You could use the sump to house an aquarium heater, which would help to maintain a constant temperature in the vivarium.
You could run a misting system out of the sump.
You could do water changes in the sump.

I started out with a canister filter and had maintenance issues, once I switched to a sump it made the maintenance much easier and provided a host of improvements.

JMHO,
Tim


----------



## Ed Martin (Mar 25, 2004)

Mike, 
I use a zoo med 501 in my trivittatus tank. I only have 3 gallons of water in a 40 gallon tank and is works fine for the water fall and pond. The flow is 79 gallons per hour, so it is perfect. My only concern with using one in yours the height of your viv. 
I've used power heads before one ran for 3 years without a hitch, but a had problems with another one. 
Ed


----------



## Guest (Dec 6, 2004)

I just bought one of these:
http://www.drsfostersmith.com/product/p ... 1&pcid=936
for the 65 gallon viv I'm working on. Haven't recieved it yet. It won't filter the water, but I'm not sure there is a need for that. 

-Tad


----------



## Guest (Dec 6, 2004)

Tad,

Keep an eye on those Rio pumps...they are well known in the Reefing community for a high failure rate. I personaly had 3 smoke out on me, one Rio 2100, and 2 - Rio 3100's. the Rio 3100's were return pumps on my sump...when those went it wasnt pretty. If the rio's blow in a sump they will oil slick the tank and kill the inhabitants. Run a search on Reef Central and you'll see what im talking about. 
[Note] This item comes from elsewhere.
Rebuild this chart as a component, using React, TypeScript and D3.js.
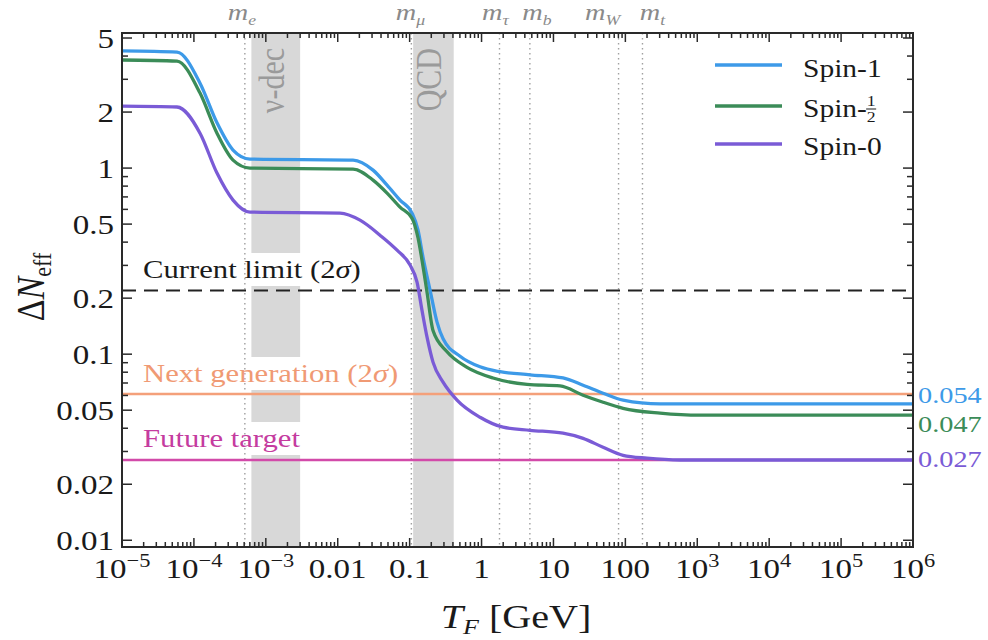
import React from "react";
import * as d3 from "d3";

// ---------- data ----------
const spin1LogT = [-5, -4.235, -3.915, -3.679, -3.456, -3.22, -1.787, -1.509, -1.314, -1.134, -0.967, -0.883, -0.814, -0.716, -0.619, -0.535, -0.299, -0.021, 0.257, 0.675, 1.133, 1.412, 1.69, 1.968, 2.483, 6];
const spin1Vals = [4.26, 4.2, 2.86, 1.75, 1.25, 1.118, 1.104, 0.975, 0.81, 0.673, 0.573, 0.464, 0.332, 0.221, 0.1486, 0.121, 0.0975, 0.0855, 0.0805, 0.0775, 0.0745, 0.0681, 0.0617, 0.0566, 0.054, 0.054];

const spinHalfLogT = [-5, -4.235, -3.915, -3.679, -3.456, -3.22, -1.787, -1.509, -1.314, -1.134, -0.967, -0.883, -0.828, -0.758, -0.675, -0.48, -0.202, 0.16, 0.633, 1.092, 1.412, 1.69, 1.968, 2.483, 3.04, 6];
const spinHalfVals = [3.81, 3.76, 2.53, 1.54, 1.104, 1.0, 0.988, 0.862, 0.734, 0.617, 0.538, 0.421, 0.32, 0.215, 0.134, 0.103, 0.085, 0.0745, 0.0688, 0.0675, 0.0602, 0.0552, 0.0512, 0.0482, 0.047, 0.047];

const spin0LogT = [-5, -4.235, -3.915, -3.679, -3.456, -3.22, -1.968, -1.69, -1.412, -1.175, -0.994, -0.897, -0.828, -0.758, -0.675, -0.535, -0.341, -0.021, 0.299, 0.675, 1.133, 1.412, 1.69, 1.968, 2.3, 2.76, 6];
const spin0Vals = [2.15, 2.13, 1.54, 0.94, 0.673, 0.58, 0.573, 0.525, 0.436, 0.362, 0.301, 0.244, 0.172, 0.1234, 0.0906, 0.0707, 0.0566, 0.0458, 0.0405, 0.039, 0.0376, 0.0353, 0.0316, 0.0286, 0.0276, 0.027, 0.027];

const seriesNames = ["Spin-1", "Spin-1/2", "Spin-0"];
const finalLabels = ["0.054", "0.047", "0.027"];

const massNames = ["e", "μ", "τ", "b", "W", "t"];
const massValues = [0.000511, 0.1057, 1.777, 4.7, 80.4, 173];

const bandNames = ["ν-dec", "QCD"];
const bandLow = [0.00063, 0.112];
const bandHigh = [0.003, 0.41];

const limitNames = ["Current limit (2σ)", "Next generation (2σ)", "Future target"];
const limitValues = [0.22, 0.061, 0.027];

const xTickValues = [1e-5, 1e-4, 1e-3, 0.01, 0.1, 1, 10, 100, 1e3, 1e4, 1e5, 1e6];
const xTickBase = ["10", "10", "10", "0.01", "0.1", "1", "10", "100", "10", "10", "10", "10"];
const xTickExp = ["−5", "−4", "−3", "", "", "", "", "", "3", "4", "5", "6"];

const yTickValues = [0.01, 0.02, 0.05, 0.1, 0.2, 0.5, 1, 2, 5];
const yTickLabels = ["0.01", "0.02", "0.05", "0.1", "0.2", "0.5", "1", "2", "5"];

// ---------- layout / style ----------
const W = 988, H = 640;
const L = 122, R = 913, TOP = 33, BOT = 547;
const SX = 1.18;
const FONT = "'Liberation Serif', 'Times New Roman', serif";
const colors = ["#3d9ae8", "#3b8c58", "#7a5bd6"];
const limitColors = ["#222222", "#f4a07a", "#d24aa9"];
const limitTextColors = ["#1a1a1a", "#f09a74", "#c53c9f"];
const limitTextWidths = [222, 262, 160];
const limitTextBase = [278, 382, 447];
const massLabelDx = [-3, -1, -4, 7, -16, 10];
const legendLineY = [65, 106, 144];
const legendTextY = [77, 117, 155];
const finalLabelY = [403, 432, 467];

const x = d3.scaleLog().domain([1e-5, 1e6]).range([L, R]);
const y = d3.scaleLog().domain([0.0092, 5.32]).range([BOT, TOP]);

const lineGen = d3
  .line<[number, number]>()
  .x((d) => x(d[0]))
  .y((d) => y(d[1]))
  .curve(d3.curveMonotoneX);

const series = [
  spin1LogT.map((t, i) => [Math.pow(10, t), spin1Vals[i]] as [number, number]),
  spinHalfLogT.map((t, i) => [Math.pow(10, t), spinHalfVals[i]] as [number, number]),
  spin0LogT.map((t, i) => [Math.pow(10, t), spin0Vals[i]] as [number, number]),
];

const tx = (px: number, py: number, rot?: number) =>
  `translate(${px},${py}) scale(${SX},1)` + (rot ? ` rotate(${rot})` : "");

function minorTicks(lo: number, hi: number, decLo: number, decHi: number) {
  const out: number[] = [];
  for (let d = decLo; d <= decHi; d++) {
    for (let k = 1; k <= 9; k++) {
      const v = k * Math.pow(10, d);
      if (v >= lo * 0.999 && v <= hi * 1.001) out.push(v);
    }
  }
  return out;
}

export default function App() {
  const xAll = minorTicks(1e-5, 1e6, -5, 6);
  const yAll = minorTicks(0.0092, 5.32, -3, 0);
  const isXMajor = (v: number) => Math.abs(Math.log10(v) - Math.round(Math.log10(v))) < 1e-6;
  const isYMajor = (v: number) => {
    const e = Math.floor(Math.log10(v) + 1e-9);
    const k = Math.round(v / Math.pow(10, e));
    return k === 1 || k === 2 || k === 5;
  };

  return (
    <svg width={W} height={H} style={{ position: "absolute", left: 0, top: 0, background: "#fff" }} fontFamily={FONT}>
      <rect x={0} y={0} width={W} height={H} fill="#fff" />
      {/* bands */}
      {bandNames.map((b, i) => (
        <rect key={b} x={x(bandLow[i])} y={TOP} width={x(bandHigh[i]) - x(bandLow[i])} height={BOT - TOP} fill="#d8d8d8" />
      ))}
      {/* label backgrounds */}
      {limitNames.map((n, i) => (
        <rect key={n} x={140} y={limitTextBase[i] - 25} width={limitTextWidths[i] + 6} height={33} fill="#fff" />
      ))}
      {/* band labels */}
      {bandNames.map((b, i) => (
        <text
          key={b}
          transform={tx((x(bandLow[i]) + x(bandHigh[i])) / 2 + 8, 48, -90)}
          textAnchor="end"
          fontSize={30}
          fill="#9a9a9a"
        >
          {b}
        </text>
      ))}
      {/* mass lines */}
      {massValues.map((m, i) => (
        <line key={i} x1={x(m)} x2={x(m)} y1={TOP} y2={BOT} stroke="#a0a0a0" strokeWidth={1.4} strokeDasharray="1.5 3.5" />
      ))}
      {/* mass labels */}
      {massNames.map((n, i) => (
        <text key={n} transform={tx(x(massValues[i]) + massLabelDx[i], 20)} textAnchor="middle" fontSize={24} fill="#8a8a8a" fontStyle="italic">
          m
          <tspan fontSize={15} dy={5}>
            {n}
          </tspan>
        </text>
      ))}
      {/* limit lines */}
      <line x1={L} x2={R} y1={y(limitValues[0])} y2={y(limitValues[0])} stroke={limitColors[0]} strokeWidth={2} strokeDasharray="14 8" />
      <line x1={L} x2={R} y1={y(limitValues[1])} y2={y(limitValues[1])} stroke={limitColors[1]} strokeWidth={2.5} />
      <line x1={L} x2={R} y1={y(limitValues[2])} y2={y(limitValues[2])} stroke={limitColors[2]} strokeWidth={2.5} />
      {/* limit labels */}
      {limitNames.map((n, i) => {
        const parts = n.split("σ");
        return (
          <text key={n} transform={tx(143, limitTextBase[i])} fontSize={26} fill={limitTextColors[i]}>
            {parts[0]}
            {parts.length > 1 && <tspan fontStyle="italic">σ</tspan>}
            {parts.length > 1 && parts[1]}
          </text>
        );
      })}
      {/* curves */}
      {series.map((s, i) => (
        <path key={i} d={lineGen(s) || ""} fill="none" stroke={colors[i]} strokeWidth={3.3} strokeLinejoin="round" />
      ))}
      {/* frame */}
      <rect x={L} y={TOP} width={R - L} height={BOT - TOP} fill="none" stroke="#2a2a2a" strokeWidth={2} />
      {/* x ticks */}
      {xAll.map((v, i) => {
        const len = isXMajor(v) ? 9 : 5;
        return (
          <g key={"xt" + i} stroke="#2a2a2a" strokeWidth={1.5}>
            <line x1={x(v)} x2={x(v)} y1={BOT} y2={BOT - len} />
            <line x1={x(v)} x2={x(v)} y1={TOP} y2={TOP + len} />
          </g>
        );
      })}
      {/* y ticks */}
      {yAll.map((v, i) => {
        const len = isYMajor(v) ? 10 : 6;
        return (
          <g key={"yt" + i} stroke="#2a2a2a" strokeWidth={1.5}>
            <line x1={L} x2={L + len} y1={y(v)} y2={y(v)} />
            <line x1={R} x2={R - len} y1={y(v)} y2={y(v)} />
          </g>
        );
      })}
      {/* x tick labels */}
      {xTickValues.map((v, i) => (
        <text key={"xl" + i} transform={tx(x(v), 578)} textAnchor="middle" fontSize={28} fill="#1a1a1a">
          {xTickBase[i]}
          {xTickExp[i] && (
            <tspan fontSize={19} dy={-11}>
              {xTickExp[i]}
            </tspan>
          )}
        </text>
      ))}
      {/* y tick labels */}
      {yTickValues.map((v, i) => (
        <text key={"yl" + i} transform={tx(114, y(v) + 10)} textAnchor="end" fontSize={28} fill="#1a1a1a">
          {yTickLabels[i]}
        </text>
      ))}
      {/* axis titles */}
      <text transform={tx(44, 287, -90)} textAnchor="middle" fontSize={34} fill="#1a1a1a">
        Δ<tspan fontStyle="italic">N</tspan>
        <tspan fontSize={22} dy={6}>
          eff
        </tspan>
      </text>
      <text transform={tx(516, 628)} textAnchor="middle" fontSize={34} fill="#1a1a1a">
        <tspan fontStyle="italic">T</tspan>
        <tspan fontStyle="italic" fontSize={22} dy={6}>
          F
        </tspan>
        <tspan dy={-6}>{"  [GeV]"}</tspan>
      </text>
      {/* legend */}
      {seriesNames.map((n, i) => (
        <g key={n}>
          <line x1={715} x2={782} y1={legendLineY[i]} y2={legendLineY[i]} stroke={colors[i]} strokeWidth={3.5} />
          {n === "Spin-1/2" ? (
            <g transform={tx(803, legendTextY[i])}>
              <text fontSize={25} fill="#1a1a1a">Spin-</text>
              <text x={54} y={-11} fontSize={15} fill="#1a1a1a">1</text>
              <line x1={53.5} x2={62} y1={-8} y2={-8} stroke="#1a1a1a" strokeWidth={1} />
              <text x={54} y={5} fontSize={15} fill="#1a1a1a">2</text>
            </g>
          ) : (
            <text transform={tx(803, legendTextY[i])} fontSize={25} fill="#1a1a1a">
              {n}
            </text>
          )}
        </g>
      ))}
      {/* final value labels */}
      {finalLabels.map((f, i) => (
        <text key={f} transform={tx(918, finalLabelY[i])} fontSize={24} fill={colors[i]}>
          {f}
        </text>
      ))}
    </svg>
  );
}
Just keep an eye on it and make sure you clean it often, or get a Mag or Maxijet pump. 

Matt


----------



## Ed Martin (Mar 25, 2004)

I agree on not using the Rio pumps. I have a small water garden and used a rio 3100 to run a little water feature in it, not for the primary filtration unit so I figured there would be little strain on the unit. The first one burned up after about a month, I got it replaced for free by the place that sold it, and the replacement lasted for about 6 months. The smallest bits of debis, plant roots, ect seem to be able to foul them and burn out the unit. 
Ed


----------



## Guest (Dec 7, 2004)

Dude, i have the same dillema! I want to do a paluadarium in a 55 with like a good portion of it with tetras and stuff and was thinking a canister filter would be the best, however this is making me think twice. How would u use the sump for filtration? if i used a sump would i need to buy an expensive canister filter or could i just use like a regular pump? Also what sort of pump would have a rigid tube? All the ones i have seen haev flex tubing.


----------



## TimsViv (Feb 16, 2004)

furizzl said:


> Dude, i have the same dillema! I want to do a paluadarium in a 55 with like a good portion of it with tetras and stuff and was thinking a canister filter would be the best, however this is making me think twice. How would u use the sump for filtration? if i used a sump would i need to buy an expensive canister filter or could i just use like a regular pump? Also what sort of pump would have a rigid tube? All the ones i have seen haev flex tubing.


furizzl,

If you used a sump, you could make your own filter box. I run a Mag #5 pump for over two years without any issues. Here's a link to some pictures of how I set it up - http://gallery.pethobbyist.com/index.php

Tim


----------



## Guest (Dec 7, 2004)

could u maybe elaborate on how to bulid the canister filter?


----------



## TimsViv (Feb 16, 2004)

Sorry, I must have posted the wrong link - try this one.

http://gallery.pethobbyist.com/index.ph ... 00&thumb=1

I didn't build a canister, I just built a filter box. I plumbed the overflow to empty into a plastic shoe box that I just line with filter material.

If you go through all of the pictures, you should find one of the filter system - it is very simple, but very effective.

Tim


----------



## Guest (Dec 7, 2004)

Easiest way to build a sump filter is to take a ten gallan and divide it into 3 or 4 compartments. When you dived the tank water goes into one end and out the other. When you set up the dividers you alternate leaving space at the bottom to the topp about 2 inches. then place differnt media in each spot. I have seen tis showed on another DIY site but cant find it currently.

Mike P.


----------



## Guest (Dec 9, 2004)

So i would have to drill for a bulkhead right? 

Could i just have 2 pumps? one that pumped the water out into the sump and then another at the opp. end that would suck the water through the filter and put it back into the tank.


----------



## Guest (Dec 9, 2004)

You would only need to drill bottom of the tank for the drain. and you dont need a pump to pump water into sump. When you set it up you will have a false bottom that could hold a maximun of lets say 5 or 6 inches of water. When you drill for pvc pipe you put the top of it 1 or 1.5 inches belwo the bottom of false bottom say 3.5 or 4.5 inches. You will always have that much water in the false bottom. If you are pumping water from sump back into false bottom could always run that up the back of tank then back down. Sorry but I am not good at drawing pics like some people. I hope you understand what I am trying to say. If not I will try to find the web site that shows all this.

Mike P.


----------



## Guest (Dec 10, 2004)

I understand but im trying to get around drilling cuz i really dont want to buy a special bit and then try to drill.


----------